I blame it on George Bush.
No, really. It's all his fault my blog got all political and weird and off the beaten track of what I'd intended to be writing about here: Doing art and getting on with it after 9/11. I mean, that's why I spun off the Perfidy Report: to give me a place to rant against Bush and his Minions and the way the present is slowly revolving to repeat history, with Dubya as a dumb Mussolini or Franco, or even, if you push hard enough, Stalin. (Gulag Guantanamo, anyone?)
See what I mean? Just wind me up and watch me froth.
Emily pointed this out over lunch at the NY Botanical Gardens where we'd gone to see the Orchid Show (which resulted in my new Flickr account, where you can see all the pages of the book I did for the Highfields).
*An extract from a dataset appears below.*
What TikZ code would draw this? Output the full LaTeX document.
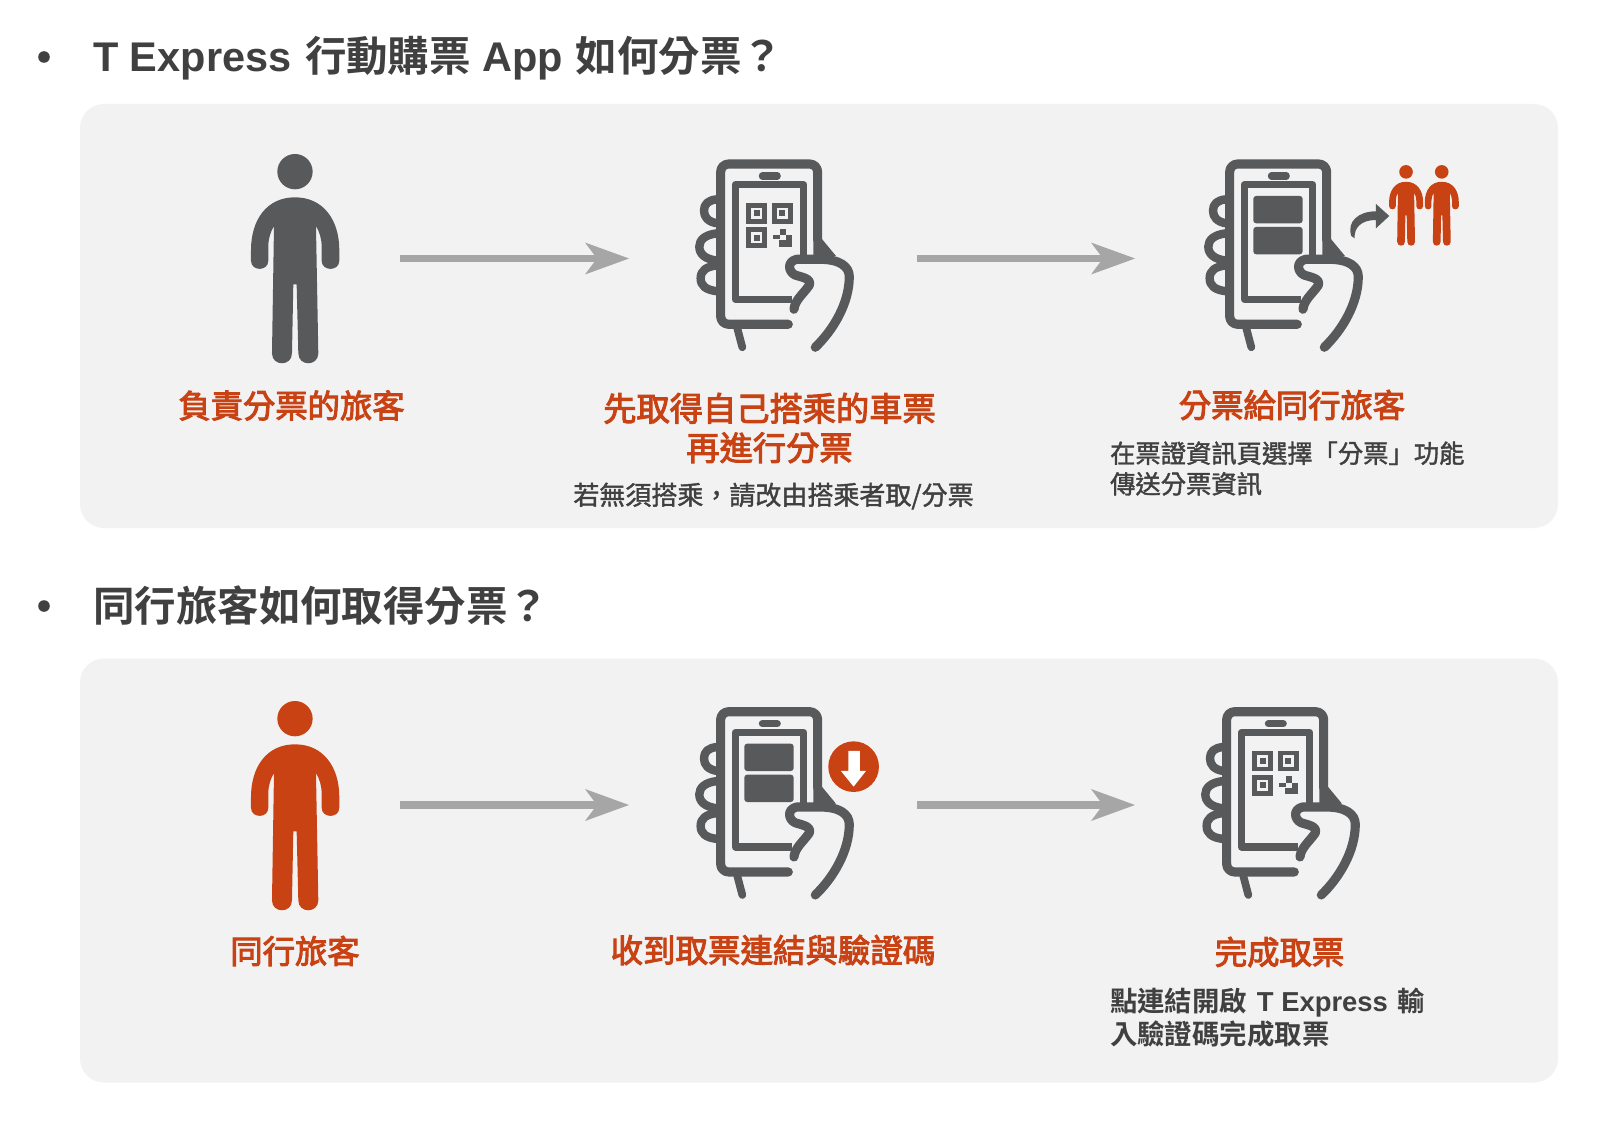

I was having a brief wrestling matching with the Green-Eyed Dragon with the Thirteen Tails (scroll down), precipitated by Jen's gigantic number of blog hits. Em, who has a prodigious memory (either that, or I've got a very selective one) reminded me that I'd once wondered why anyone would post their practice writing on the net, which is what I've been doing, lately. Reminded of that, it does seem silly, and yet there is a rationale for it, which is that having an audience, no matter how small, makes one write.
But one of the things that makes Jen's blog so popular is her focus. I originally started this blog, or an early incarnation of it, immediately after 9/11 with the idea of chronicling how things changed and how we'd get on with life in that changed city; specifically what art would mean. I was in the throes of putting together Stories from the Ruins with Marcia and thinking about what place art has in life, mine and the public's, and then Bush started that war and art didn't seem as important as keeping an eye on where our civil rights were going and how quickly the government had shifted into bigoted fear-mongering. Like most of the Kottner tribe, I have a quick temper and a thousand things a day, especially injustices, will set me off enough to pontificate about them.
Nobody likes pontificators.
So I'm going back to my arts: fiction, poetry, artist's books, and general mischief. To mark the occasion, I'm just going to mention that I'm mailing off two submissions tomorrow, which you may or may not hear more about. At least I'm submitting stuff.
By the way, go check out V for Vendetta. See if some of it doesn't sound familiar.